Apologies for my silence today and if I haven’t replied to emails or DTs, the dreaded flu has hit me for six 🙁

The market remains cautiously bullish on the USD but I’m sticking to the tried and trusted policy of buying GBP, AUD, CAD and NZD whilst selling the USD, JPY and EUR. Don’t ask me which pairs yet, I’ll tell you when I know 🙂

  • USD/CAD: The small matter of a 25 year losing streak in the CAD is now confined to the annals of history and hopefully I’ve now started the 25 year winning streak 🙂 I caught the move from 1.10 down to 1.06 and I’m looking to repeat the dose. The short-term trend is bullish but I think the next move lower will be a very nasty one indeed so I’m looking to sell any 60/80 pip rallies from here and start building a short position.

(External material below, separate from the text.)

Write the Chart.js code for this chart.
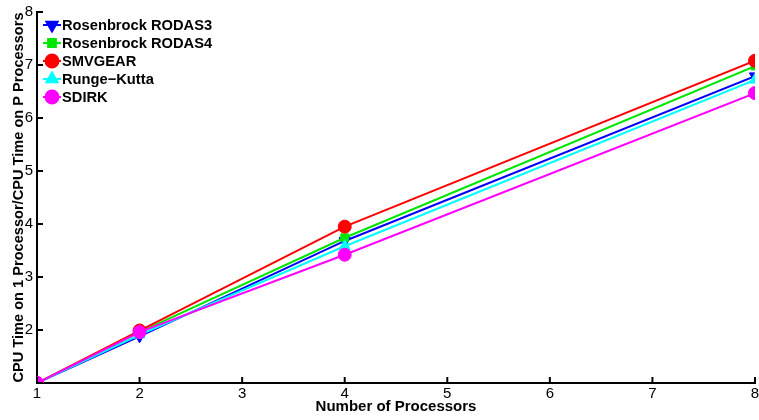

  • NZD/USD: Dipped sharply after the RBNZ and Fonterra. The rates in NZ are still much higher than elsewhere and the glut of milk powder in China is a temporary phenomenon. Once the market gets past this, I think we will see NZD demand return in spades. It’s important to keep a close eye on AUD/NZD; if this cross fails to break above 1.11/1.12 then the NZD strength will only be increased. The level I’m watching for in NZD/USD is around .8400.